A little nurture has gone a long way

Tamez’s journey with San Anto goes all the way back to 1996, when she was recruited by Patti Radle to work on a mural next to a community garden on West Commerce Street.

“Ever since then, I stuck around,” Tamez said. “I was their little chicle. I didn’t leave. I got stuck to them.”

Tamez was a teenager, homeless after a dispute with her family, and Radle took her in at Inner City Development. It wasn’t a homeless program, per se, but rather for those who logged enough volunteer hours at the center, which she was doing anyway. Tamez tells a story about how she took the liberty to paint her room, without permission.

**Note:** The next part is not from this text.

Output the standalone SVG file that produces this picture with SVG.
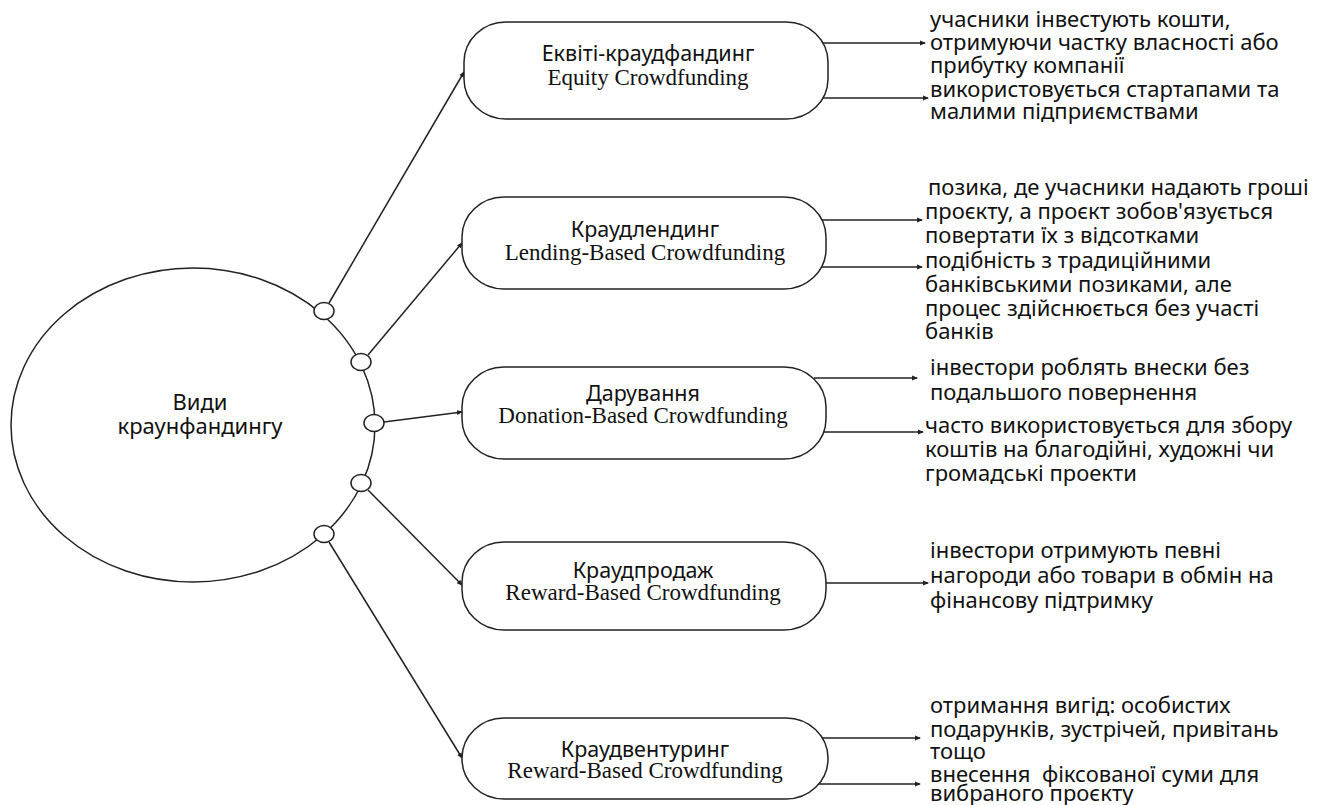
<svg xmlns="http://www.w3.org/2000/svg" width="1333" height="805" viewBox="0 0 1333 805">
<defs>
<marker id="ah" markerWidth="6" markerHeight="6" refX="5" refY="3" orient="auto" markerUnits="userSpaceOnUse">
<path d="M0,0.5 L6,3 L0,5.5 Z" fill="#222"/>
</marker>
<style>
.ln{stroke:#222;stroke-width:1.5;fill:none}
.box{fill:#fff;stroke:#222;stroke-width:1.5}
.dot{fill:#fff;stroke:#222;stroke-width:1.5}
.t1{font-family:"Noto Sans","Open Sans",sans-serif;font-size:21.5px;fill:#111;text-anchor:middle}
.t2{font-family:"Liberation Serif","Times New Roman",serif;font-size:23px;fill:#111;text-anchor:middle}
.d{font-family:"Noto Sans","Open Sans",sans-serif;font-size:22px;fill:#111}
.c{font-family:"Noto Sans","Open Sans",sans-serif;font-size:22px;fill:#111;text-anchor:middle}
</style>
</defs>
<rect width="1333" height="805" fill="#fff"/>
<g id="connectors">
<line class="ln" x1="329" y1="303" x2="464" y2="72" marker-end="url(#ah)"/>
<line class="ln" x1="368" y1="355" x2="462" y2="243" marker-end="url(#ah)"/>
<line class="ln" x1="384" y1="422" x2="462" y2="412" marker-end="url(#ah)"/>
<line class="ln" x1="368" y1="490" x2="462" y2="585" marker-end="url(#ah)"/>
<line class="ln" x1="329" y1="542" x2="462" y2="758" marker-end="url(#ah)"/>
<line class="ln" x1="823" y1="43" x2="925" y2="43" marker-end="url(#ah)"/>
<line class="ln" x1="823" y1="98" x2="928" y2="98" marker-end="url(#ah)"/>
<line class="ln" x1="822" y1="220" x2="922" y2="220" marker-end="url(#ah)"/>
<line class="ln" x1="821" y1="267" x2="922" y2="267" marker-end="url(#ah)"/>
<line class="ln" x1="814" y1="378" x2="917" y2="378" marker-end="url(#ah)"/>
<line class="ln" x1="823" y1="432" x2="923" y2="432" marker-end="url(#ah)"/>
<line class="ln" x1="826" y1="583" x2="928" y2="583" marker-end="url(#ah)"/>
<line class="ln" x1="822" y1="738" x2="920" y2="738" marker-end="url(#ah)"/>
<line class="ln" x1="819" y1="784" x2="920" y2="784" marker-end="url(#ah)"/>
</g>
<g id="main">
<ellipse class="box" cx="193" cy="425" rx="182" ry="157"/>
<text class="c" x="200" y="410">Види</text>
<text class="c" x="200" y="434">краунфандингу</text>
</g>
<g id="joints">
<ellipse class="dot" cx="324" cy="311" rx="10" ry="8.5"/>
<ellipse class="dot" cx="361" cy="362" rx="10" ry="8.5"/>
<ellipse class="dot" cx="374" cy="423" rx="10" ry="8.5"/>
<ellipse class="dot" cx="361" cy="483" rx="10" ry="8.5"/>
<ellipse class="dot" cx="324" cy="534" rx="10" ry="8.5"/>
</g>
<g id="n1">
<rect class="box" x="464" y="22" width="364" height="97" rx="42" ry="40"/>
<text class="t1" x="648" y="61">Еквіті-краудфандинг</text>
<text class="t2" x="648" y="85">Equity Crowdfunding</text>
</g>
<g id="n2">
<rect class="box" x="462" y="197" width="364" height="92" rx="42" ry="40"/>
<text class="t1" x="645" y="237">Краудлендинг</text>
<text class="t2" x="645" y="260">Lending-Based Crowdfunding</text>
</g>
<g id="n3">
<rect class="box" x="462" y="367" width="364" height="92" rx="42" ry="40"/>
<text class="t1" x="643" y="401">Дарування</text>
<text class="t2" x="643" y="423">Donation-Based Crowdfunding</text>
</g>
<g id="n4">
<rect class="box" x="462" y="542" width="364" height="88" rx="42" ry="40"/>
<text class="t1" x="643" y="578">Краудпродаж</text>
<text class="t2" x="643" y="600">Reward-Based Crowdfunding</text>
</g>
<g id="n5">
<rect class="box" x="462" y="718" width="366" height="81" rx="42" ry="40"/>
<text class="t1" x="645" y="757">Краудвентуринг</text>
<text class="t2" x="645" y="778">Reward-Based Crowdfunding</text>
</g>
<g id="d1">
<text class="d" x="930" y="27">учасники інвестують кошти,</text>
<text class="d" x="930" y="50">отримуючи частку власності або</text>
<text class="d" x="930" y="73">прибутку компанії</text>
<text class="d" x="930" y="97">використовується стартапами та</text>
<text class="d" x="930" y="119">малими підприємствами</text>
</g>
<g id="d2">
<text class="d" x="928" y="195">позика, де учасники надають гроші</text>
<text class="d" x="925" y="219">проєкту, а проєкт зобов'язується</text>
<text class="d" x="925" y="243">повертати їх з відсотками</text>
<text class="d" x="925" y="268">подібність з традиційними</text>
<text class="d" x="925" y="292">банківськими позиками, але</text>
<text class="d" x="925" y="316">процес здійснюється без участі</text>
<text class="d" x="925" y="339">банків</text>
</g>
<g id="d3">
<text class="d" x="930" y="375">інвестори роблять внески без</text>
<text class="d" x="930" y="400">подальшого повернення</text>
<text class="d" x="925" y="433">часто використовується для збору</text>
<text class="d" x="925" y="457">коштів на благодійні, художні чи</text>
<text class="d" x="925" y="481">громадські проекти</text>
</g>
<g id="d4">
<text class="d" x="930" y="558">інвестори отримують певні</text>
<text class="d" x="930" y="583">нагороди або товари в обмін на</text>
<text class="d" x="930" y="608">фінансову підтримку</text>
</g>
<g id="d5">
<text class="d" x="930" y="713">отримання вигід: особистих</text>
<text class="d" x="930" y="737">подарунків, зустрічей, привітань</text>
<text class="d" x="930" y="759">тощо</text>
<text class="d" x="930" y="782" xml:space="preserve">внесення  фіксованої суми для</text>
<text class="d" x="930" y="801">вибраного проєкту</text>
</g>
</svg>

“And Patti was all, ‘Crystal, you painted a mural?’ I’m like, ‘Sorry Patti, just cover it up!’ ” Tamez said. “I think she covered it up … I had this big ole Aztec god. I was like, ‘Patti, I’m being protected, Patti.’ ”

Radle gets excited when asked about Tamez’ growth to where she is now: a full-time artist and mother of four.

“You knew that there was a lot going on inside her,” Radle said. “I think it’s just such a delight to see her now and really in full expression. You knew what was in her … Just in watching her grow over the years, it’s been fantastic to see what she’s not afraid to say and to see her say it so well.

“And then, of course, her art has grown so magnificently. It’s amazing. Just really is. I just think that the way I see her now, it’s just so obvious that she took in so much of what she experienced.”